-- DATA EXCERPTS --
----
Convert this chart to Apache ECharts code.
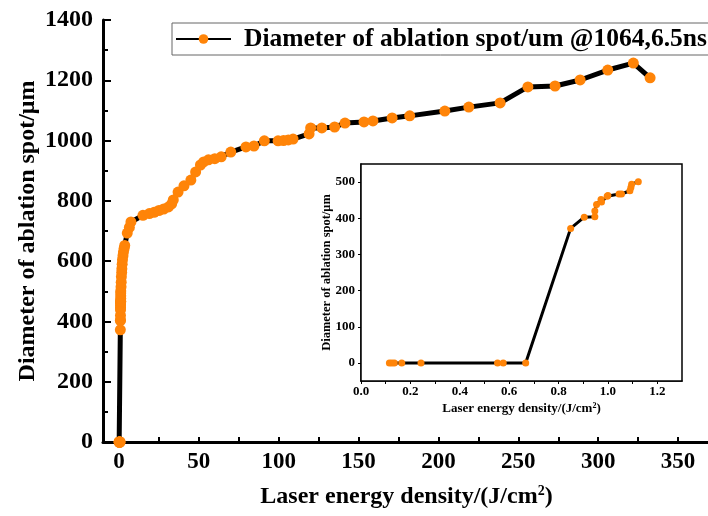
----
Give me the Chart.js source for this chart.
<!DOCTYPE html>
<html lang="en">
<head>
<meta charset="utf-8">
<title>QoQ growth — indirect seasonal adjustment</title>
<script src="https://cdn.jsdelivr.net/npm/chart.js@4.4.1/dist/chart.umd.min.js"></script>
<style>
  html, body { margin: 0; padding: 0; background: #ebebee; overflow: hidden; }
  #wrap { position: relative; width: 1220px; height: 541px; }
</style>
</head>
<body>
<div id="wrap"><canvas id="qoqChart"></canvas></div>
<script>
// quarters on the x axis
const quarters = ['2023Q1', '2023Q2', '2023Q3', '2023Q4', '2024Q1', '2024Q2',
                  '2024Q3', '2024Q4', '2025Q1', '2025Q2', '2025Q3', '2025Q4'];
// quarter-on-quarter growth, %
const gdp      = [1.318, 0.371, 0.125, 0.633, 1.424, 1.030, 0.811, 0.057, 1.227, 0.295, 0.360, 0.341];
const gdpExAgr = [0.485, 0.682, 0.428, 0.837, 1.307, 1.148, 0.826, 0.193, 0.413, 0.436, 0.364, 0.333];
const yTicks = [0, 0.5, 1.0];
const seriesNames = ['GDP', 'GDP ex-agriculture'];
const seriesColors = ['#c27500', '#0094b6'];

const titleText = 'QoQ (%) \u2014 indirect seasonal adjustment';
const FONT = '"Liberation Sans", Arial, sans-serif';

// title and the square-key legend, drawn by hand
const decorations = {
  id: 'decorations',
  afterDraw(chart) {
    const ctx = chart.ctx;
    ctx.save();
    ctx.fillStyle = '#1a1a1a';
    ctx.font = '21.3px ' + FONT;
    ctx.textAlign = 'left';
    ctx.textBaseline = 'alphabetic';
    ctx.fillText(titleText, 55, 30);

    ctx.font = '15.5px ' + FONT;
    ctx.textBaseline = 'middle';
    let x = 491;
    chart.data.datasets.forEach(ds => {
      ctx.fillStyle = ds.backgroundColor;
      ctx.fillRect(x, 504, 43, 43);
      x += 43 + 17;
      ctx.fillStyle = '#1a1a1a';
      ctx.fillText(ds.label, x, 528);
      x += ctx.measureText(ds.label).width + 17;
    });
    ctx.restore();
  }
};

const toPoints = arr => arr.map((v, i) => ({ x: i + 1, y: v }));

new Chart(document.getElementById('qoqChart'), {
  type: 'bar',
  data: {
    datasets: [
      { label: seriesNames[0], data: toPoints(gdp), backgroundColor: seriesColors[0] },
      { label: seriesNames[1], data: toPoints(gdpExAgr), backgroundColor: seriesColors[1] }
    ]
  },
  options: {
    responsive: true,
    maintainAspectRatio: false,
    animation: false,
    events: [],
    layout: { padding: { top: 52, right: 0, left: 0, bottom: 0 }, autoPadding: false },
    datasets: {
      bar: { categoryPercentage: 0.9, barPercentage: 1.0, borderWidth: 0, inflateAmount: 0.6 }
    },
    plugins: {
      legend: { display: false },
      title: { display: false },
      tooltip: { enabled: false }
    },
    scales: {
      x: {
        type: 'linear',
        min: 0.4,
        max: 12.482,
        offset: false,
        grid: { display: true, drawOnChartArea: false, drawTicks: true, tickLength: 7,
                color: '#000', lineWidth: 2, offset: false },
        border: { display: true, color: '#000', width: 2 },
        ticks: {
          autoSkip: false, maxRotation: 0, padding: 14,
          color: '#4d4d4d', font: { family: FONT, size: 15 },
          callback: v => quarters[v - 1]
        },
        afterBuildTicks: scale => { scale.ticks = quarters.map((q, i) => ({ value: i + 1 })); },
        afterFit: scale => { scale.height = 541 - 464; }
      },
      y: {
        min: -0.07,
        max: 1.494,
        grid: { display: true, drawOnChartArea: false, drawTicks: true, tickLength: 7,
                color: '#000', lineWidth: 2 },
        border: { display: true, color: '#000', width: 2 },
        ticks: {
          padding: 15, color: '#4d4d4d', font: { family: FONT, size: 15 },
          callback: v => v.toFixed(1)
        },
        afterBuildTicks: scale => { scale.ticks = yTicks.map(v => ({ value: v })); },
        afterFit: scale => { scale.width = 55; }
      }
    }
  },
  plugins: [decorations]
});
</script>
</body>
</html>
----
-- GOAL --
In the listing, find all lines with the string "this" and copy them.

-- CORRECT OUTPUT --
Convert this chart to Apache ECharts code.
Give me the Chart.js source for this chart.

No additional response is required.